Ashraf Abdalla is a Doctoral Candidate in Architecture at Columbia GSAPP. Abdalla holds two Master of Science degrees (CCCP & AAD) from Columbia University and has participated in the architectural symposium “Architecture and Representation: The Arab City” at the GSAPP (Fall 2014) and the CCCP’s workshop initiative “The Venice Observatory” at the 14th International Architecture Venice Biennale (2014). Prior to pursuing an academic career, Abdalla gained professional experience working in architectural offices in both the U.S. and Egypt.
Research/Dissertation

MODERN ARCHITECTURE IN EGYPT (1939-1959): A REPRESSED EPISODE. THE EGYPTIAN MODERN MOVEMENT AND THE NATIONAL-RURAL QUESTION.

A striking feature of the Anglo-American academic accounts of architecture history in modern Egypt (mid-19th century-present) is the virtual absence of a scholarly examination of Egypt’s architectural debates and production during the period from the 1930s-1950s. Largely informed by postcolonial theory, these accounts lack a rigorous treatment of Egypt’s locally initiated and sustained efforts at the time to advance, what could be identified as, an indigenous modern architectural movement.

Taking shape during the 1930s-1950s, at a critical phase in the country’s ongoing socio-political struggles, when the quest for national liberation from British colonial rule was joined by, and expanded into, the demand for a larger project of social modernization, the Egyptian modern movement sought, from the moment of its inception, to develop an indigenous architectural response that is national in character in precisely being modern. That is, in its very engagement with the modern demands and material conditions of Egyptian society, the majority of which belonged, at the time, to the rural class.

While emerging in the late 1930s during the years of Egypt’s semi-independence status under British colonial rule (1922-1952), with the aim of developing a distinctively modern-national architecture, I argue that the dictates of the Egyptian modern architectural movement were, in effect, revered in the early years of the country’s postcolonial phase in the late 1950s.
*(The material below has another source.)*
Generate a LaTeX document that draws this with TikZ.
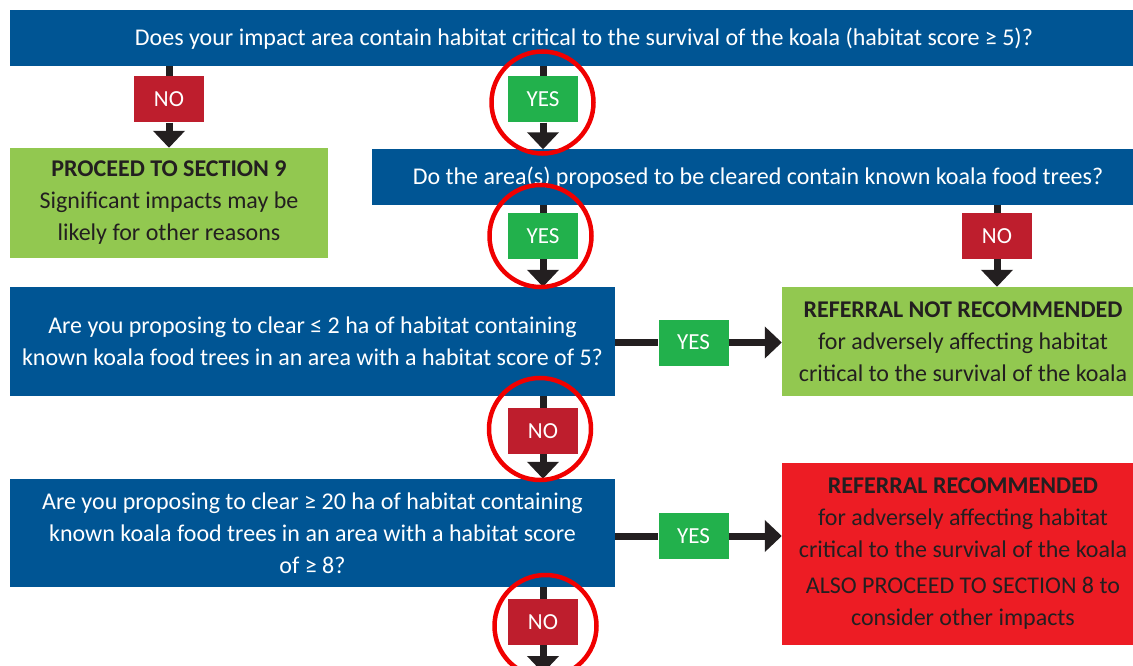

It was thus a distinct modern movement, the attributes of which could not be granted to a colonial legacy, or reduced, in a linear fashion, to a simple precursor to the country’s subsequent phase of postcolonial modernization efforts.

The significance of this modern movement lies in its far-reaching theoretical implications, which extend beyond its specific socio-historical context. Not only did the inception of the movement lay the foundation for the subsequent development of the architectural field in Egypt, but it did also aspire to an architectural vision of social modernization, the examination of which would pose a certain predicament to the postcolonial architectural approaches concerned with the relation between modernity and the so-called “non-West.”